4) Validate performance in shipping and storage
Even if disposal is perfect, compostable packaging still has to:
-
protect product
-
survive handling
-
keep operations moving
Test before rolling it out broadly.
“Compostable packaging” FAQ (the questions buyers actually ask)
“Will compostable packaging break down in a landfill?”
Usually not the way people imagine. Landfills are not compost piles.
“Is compostable packaging recyclable?”
Generally, it shouldn’t be placed in recycling streams because it can contaminate them. Compostable belongs in compost pathways.
“Is all compostable packaging home compostable?”
No. Many products require industrial composting conditions.

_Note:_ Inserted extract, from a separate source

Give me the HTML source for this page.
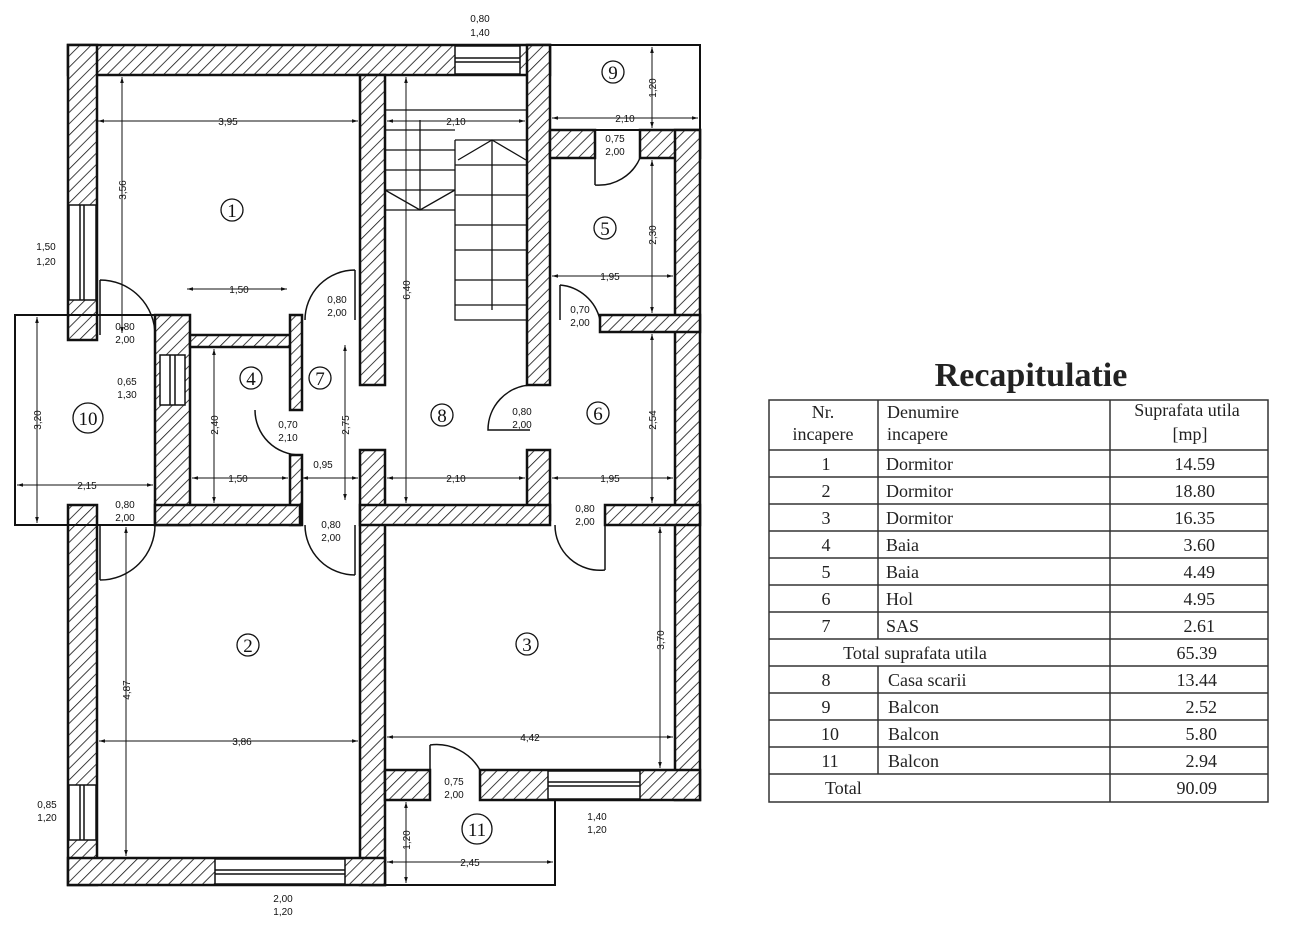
<!DOCTYPE html>
<html><head><meta charset="utf-8"><style>
html,body{margin:0;padding:0;background:#fff;}
svg{display:block;}
.d{font-family:"Liberation Sans",sans-serif;font-size:10px;fill:#111;}
.n{font-family:"Liberation Serif",serif;font-size:19px;fill:#111;text-anchor:middle;}
.t{font-family:"Liberation Serif",serif;font-size:18px;fill:#222;}
</style></head><body>
<svg width="1303" height="945" viewBox="0 0 1303 945" xmlns="http://www.w3.org/2000/svg">
<defs>
<pattern id="h" patternUnits="userSpaceOnUse" width="8" height="8" patternTransform="rotate(45)">
<rect width="8" height="8" fill="#fff"/><line x1="0" y1="0" x2="0" y2="8" stroke="#111" stroke-width="1.6"/>
</pattern>
<marker id="a" viewBox="0 0 10 10" refX="10" refY="5" markerWidth="6" markerHeight="6" orient="auto-start-reverse"><path d="M0,2 L10,5 L0,8z" fill="#111"/></marker>
</defs>
<g stroke="#111" stroke-width="2.5" fill="url(#h)">
<!-- top wall -->
<rect x="68" y="45" width="482" height="30"/>
<rect x="527" y="45" width="23" height="340"/>
<!-- left upper -->
<rect x="68" y="45" width="29" height="295"/>
<!-- 1/8 wall -->
<rect x="360" y="75" width="25" height="310"/>
<rect x="360" y="450" width="25" height="435"/>
<rect x="527" y="450" width="23" height="70"/>
<!-- room5 top -->
<rect x="550" y="130" width="45" height="28"/>
<rect x="640" y="130" width="60" height="28"/>
<rect x="675" y="130" width="25" height="670"/>
<rect x="600" y="315" width="100" height="17"/>
<!-- 10 right wall -->
<rect x="155" y="315" width="35" height="210"/>
<rect x="190" y="335" width="110" height="12"/>
<rect x="290" y="315" width="12" height="95"/>
<rect x="290" y="455" width="12" height="70"/>
<!-- horizontal middle -->
<rect x="155" y="505" width="145" height="20"/>
<rect x="360" y="505" width="190" height="20"/>
<rect x="605" y="505" width="95" height="20"/>
<!-- left lower -->
<rect x="68" y="505" width="29" height="380"/>
<!-- bottom -->
<rect x="68" y="858" width="317" height="27"/>
<!-- room3 bottom -->
<rect x="385" y="770" width="45" height="30"/>
<rect x="480" y="770" width="220" height="30"/>
</g>
<!-- windows -->
<g fill="#fff" stroke="#111" stroke-width="1.5">
<rect x="455" y="46" width="65" height="28"/><line x1="455" y1="58" x2="520" y2="58"/><line x1="455" y1="62" x2="520" y2="62"/>
<rect x="69" y="205" width="27" height="95"/><line x1="80" y1="205" x2="80" y2="300"/><line x1="84" y1="205" x2="84" y2="300"/>
<rect x="69" y="785" width="27" height="55"/><line x1="80" y1="785" x2="80" y2="840"/><line x1="84" y1="785" x2="84" y2="840"/>
<rect x="215" y="859" width="130" height="25"/><line x1="215" y1="870" x2="345" y2="870"/><line x1="215" y1="874" x2="345" y2="874"/>
<rect x="548" y="771" width="92" height="28"/><line x1="548" y1="782" x2="640" y2="782"/><line x1="548" y1="786" x2="640" y2="786"/>
<rect x="160" y="355" width="25" height="50"/><line x1="170" y1="355" x2="170" y2="405"/><line x1="175" y1="355" x2="175" y2="405"/>
</g>
<!-- balconies -->
<g fill="none" stroke="#111" stroke-width="2">
<rect x="15" y="315" width="140" height="210"/>
<path d="M550 45 H700 V130 H550"/>
<path d="M385 800 V885 H555 V800"/>
</g>
<!-- stairs -->
<g fill="none" stroke="#111" stroke-width="1.3">
<line x1="385" y1="110" x2="527" y2="110"/>
<path d="M455 140 V320 H527"/><line x1="455" y1="140" x2="527" y2="140"/>
<line x1="385" y1="130" x2="455" y2="130"/><line x1="385" y1="150" x2="455" y2="150"/><line x1="385" y1="170" x2="455" y2="170"/><line x1="385" y1="190" x2="455" y2="190"/><line x1="385" y1="210" x2="455" y2="210"/>
<line x1="455" y1="165" x2="527" y2="165"/><line x1="455" y1="195" x2="527" y2="195"/><line x1="455" y1="225" x2="527" y2="225"/><line x1="455" y1="250" x2="527" y2="250"/><line x1="455" y1="280" x2="527" y2="280"/><line x1="455" y1="305" x2="527" y2="305"/>
<line x1="492" y1="140" x2="492" y2="310"/>
<path d="M458 160 L492 140 L526 160"/><path d="M385 190 L420 210 L455 190"/>
<line x1="420" y1="120" x2="420" y2="210"/>
</g>
<!-- doors -->
<g fill="none" stroke="#111" stroke-width="1.5">
<path d="M100 280 A55 55 0 0 1 155 335 M100 280 V335"/>
<path d="M100 580 A55 55 0 0 0 155 525 M100 525 V580"/>
<path d="M355 270 A50 50 0 0 0 305 320 M355 270 V320"/>
<path d="M355 575 A50 50 0 0 1 305 525 M355 525 V575"/>
<path d="M255 410 A45 45 0 0 0 300 455"/>
<path d="M530 385 A45 45 0 0 0 488 430 H530"/>
<path d="M560 285 A45 45 0 0 1 600 320 M560 285 V320"/>
<path d="M605 570 A45 45 0 0 1 555 525 M605 525 V570"/>
<path d="M595 185 A45 45 0 0 0 640 158 M595 158 V185"/>
<path d="M430 745 A50 50 0 0 1 480 770 M430 745 V770"/>
</g>
<!-- dimension lines -->
<g stroke="#111" stroke-width="1" marker-start="url(#a)" marker-end="url(#a)" fill="none">
<line x1="98" y1="121" x2="358" y2="121"/>
<line x1="122" y1="77" x2="122" y2="333"/>
<line x1="187" y1="289" x2="287" y2="289"/>
<line x1="387" y1="121" x2="525" y2="121"/>
<line x1="406" y1="77" x2="406" y2="503"/>
<line x1="552" y1="118" x2="698" y2="118"/>
<line x1="652" y1="47" x2="652" y2="128"/>
<line x1="552" y1="276" x2="673" y2="276"/>
<line x1="652" y1="160" x2="652" y2="313"/>
<line x1="652" y1="334" x2="652" y2="503"/>
<line x1="552" y1="478" x2="673" y2="478"/>
<line x1="387" y1="478" x2="525" y2="478"/>
<line x1="302" y1="478" x2="358" y2="478"/>
<line x1="192" y1="478" x2="288" y2="478"/>
<line x1="17" y1="485" x2="153" y2="485"/>
<line x1="37" y1="317" x2="37" y2="523"/>
<line x1="214" y1="349" x2="214" y2="503"/>
<line x1="345" y1="345" x2="345" y2="500"/>
<line x1="99" y1="741" x2="358" y2="741"/>
<line x1="126" y1="527" x2="126" y2="856"/>
<line x1="387" y1="737" x2="673" y2="737"/>
<line x1="660" y1="527" x2="660" y2="768"/>
<line x1="387" y1="862" x2="553" y2="862"/>
<line x1="406" y1="802" x2="406" y2="883"/>
</g>
<!-- dimension text -->
<g class="d" text-anchor="middle">
<text x="228" y="125" fill="#111">3,95</text>
<text x="239" y="293">1,50</text>
<text x="456" y="125">2,10</text>
<text x="625" y="122">2,10</text>
<text x="610" y="280">1,95</text>
<text x="610" y="482">1,95</text>
<text x="456" y="482">2,10</text>
<text x="323" y="468">0,95</text>
<text x="238" y="482">1,50</text>
<text x="87" y="489">2,15</text>
<text x="242" y="745">3,86</text>
<text x="530" y="741">4,42</text>
<text x="470" y="866">2,45</text>
<text transform="translate(126,190) rotate(-90)">3,56</text>
<text transform="translate(410,290) rotate(-90)">6,40</text>
<text transform="translate(656,88) rotate(-90)">1,20</text>
<text transform="translate(656,235) rotate(-90)">2,30</text>
<text transform="translate(656,420) rotate(-90)">2,54</text>
<text transform="translate(349,425) rotate(-90)">2,75</text>
<text transform="translate(218,425) rotate(-90)">2,40</text>
<text transform="translate(41,420) rotate(-90)">3,20</text>
<text transform="translate(130,690) rotate(-90)">4,87</text>
<text transform="translate(664,640) rotate(-90)">3,70</text>
<text transform="translate(410,840) rotate(-90)">1,20</text>
<text x="480" y="22">0,80</text><text x="480" y="36">1,40</text>
<text x="46" y="250">1,50</text><text x="46" y="265">1,20</text>
<text x="125" y="330">0,80</text><text x="125" y="343">2,00</text>
<text x="127" y="385">0,65</text><text x="127" y="398">1,30</text>
<text x="337" y="303">0,80</text><text x="337" y="316">2,00</text>
<text x="580" y="313">0,70</text><text x="580" y="326">2,00</text>
<text x="615" y="142">0,75</text><text x="615" y="155">2,00</text>
<text x="522" y="415">0,80</text><text x="522" y="428">2,00</text>
<text x="288" y="428">0,70</text><text x="288" y="441">2,10</text>
<text x="125" y="508">0,80</text><text x="125" y="521">2,00</text>
<text x="331" y="528">0,80</text><text x="331" y="541">2,00</text>
<text x="585" y="512">0,80</text><text x="585" y="525">2,00</text>
<text x="454" y="785">0,75</text><text x="454" y="798">2,00</text>
<text x="47" y="808">0,85</text><text x="47" y="821">1,20</text>
<text x="597" y="820">1,40</text><text x="597" y="833">1,20</text>
<text x="283" y="902">2,00</text><text x="283" y="915">1,20</text>
</g>
<!-- room numbers -->
<g fill="none" stroke="#111" stroke-width="1.3">
<circle cx="232" cy="210" r="11"/><circle cx="248" cy="645" r="11"/><circle cx="527" cy="644" r="11"/>
<circle cx="251" cy="378" r="11"/><circle cx="605" cy="228" r="11"/><circle cx="320" cy="378" r="11"/>
<circle cx="442" cy="415" r="11"/><circle cx="613" cy="72" r="11"/><circle cx="598" cy="413" r="11"/>
<circle cx="88" cy="418" r="15"/><circle cx="477" cy="829" r="15"/>
</g>
<g class="n">
<text x="232" y="217">1</text><text x="248" y="652">2</text><text x="527" y="651">3</text>
<text x="251" y="385">4</text><text x="605" y="235">5</text><text x="320" y="385">7</text>
<text x="442" y="422">8</text><text x="613" y="79">9</text><text x="598" y="420">6</text>
<text x="88" y="425">10</text><text x="477" y="836">11</text>
</g>
<!-- table -->
<text x="1031" y="386" text-anchor="middle" style="font-family:'Liberation Serif',serif;font-size:34px;font-weight:bold;fill:#222">Recapitulatie</text>
<g stroke="#333" stroke-width="1.5" fill="none">
<rect x="769" y="400" width="499" height="402"/>
<line x1="878" y1="400" x2="878" y2="639"/><line x1="878" y1="666" x2="878" y2="774"/>
<line x1="1110" y1="400" x2="1110" y2="802"/>
<line x1="769" y1="450" x2="1268" y2="450"/><line x1="769" y1="477" x2="1268" y2="477"/>
<line x1="769" y1="504" x2="1268" y2="504"/><line x1="769" y1="531" x2="1268" y2="531"/>
<line x1="769" y1="558" x2="1268" y2="558"/><line x1="769" y1="585" x2="1268" y2="585"/>
<line x1="769" y1="612" x2="1268" y2="612"/><line x1="769" y1="639" x2="1268" y2="639"/>
<line x1="769" y1="666" x2="1268" y2="666"/><line x1="769" y1="693" x2="1268" y2="693"/>
<line x1="769" y1="720" x2="1268" y2="720"/><line x1="769" y1="747" x2="1268" y2="747"/>
<line x1="769" y1="774" x2="1268" y2="774"/>
</g>
<g class="t">
<text x="823" y="418" text-anchor="middle">Nr.</text><text x="823" y="440" text-anchor="middle">incapere</text>
<text x="887" y="418">Denumire</text><text x="887" y="440">incapere</text>
<text x="1187" y="416" text-anchor="middle">Suprafata utila</text><text x="1190" y="440" text-anchor="middle">[mp]</text>
<g text-anchor="middle">
<text x="826" y="470">1</text><text x="826" y="497">2</text><text x="826" y="524">3</text><text x="826" y="551">4</text>
<text x="826" y="578">5</text><text x="826" y="605">6</text><text x="826" y="632">7</text>
<text x="915" y="659">Total suprafata utila</text>
<text x="826" y="686">8</text><text x="826" y="713">9</text><text x="830" y="740">10</text><text x="830" y="767">11</text>
</g>
<text x="886" y="470">Dormitor</text><text x="886" y="497">Dormitor</text><text x="886" y="524">Dormitor</text>
<text x="886" y="551">Baia</text><text x="886" y="578">Baia</text><text x="886" y="605">Hol</text><text x="886" y="632">SAS</text>
<text x="888" y="686">Casa scarii</text><text x="888" y="713">Balcon</text><text x="888" y="740">Balcon</text><text x="888" y="767">Balcon</text>
<text x="825" y="794">Total</text>
<g text-anchor="end">
<text x="1215" y="470">14.59</text><text x="1215" y="497">18.80</text><text x="1215" y="524">16.35</text><text x="1215" y="551">3.60</text>
<text x="1215" y="578">4.49</text><text x="1215" y="605">4.95</text><text x="1215" y="632">2.61</text><text x="1217" y="659">65.39</text>
<text x="1217" y="686">13.44</text><text x="1217" y="713">2.52</text><text x="1217" y="740">5.80</text><text x="1217" y="767">2.94</text><text x="1217" y="794">90.09</text>
</g>
</g>
</svg>
</body></html>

“Does compostable packaging mean the packaging can touch food?”
Not automatically. Food-contact suitability depends on material specs and compliance. Compostable is about end-of-life, not automatically about food-contact approvals.
Final word
Compostable packaging is packaging designed to break down into safe natural components under composting conditions—but it only delivers value when the disposal pathway matches the material.
If your packaging is paired with organics and your customers have real compost collection, compostable packaging can reduce landfill waste and simplify sorting.
If there’s no composting infrastructure, compostable packaging is usually just a more expensive way to do the same thing—sometimes with worse outcomes if it creates confusion or contamination.
The right move is system-first thinking: protect the product, reduce waste, optimize shipping efficiency, then choose compostable where it truly fits.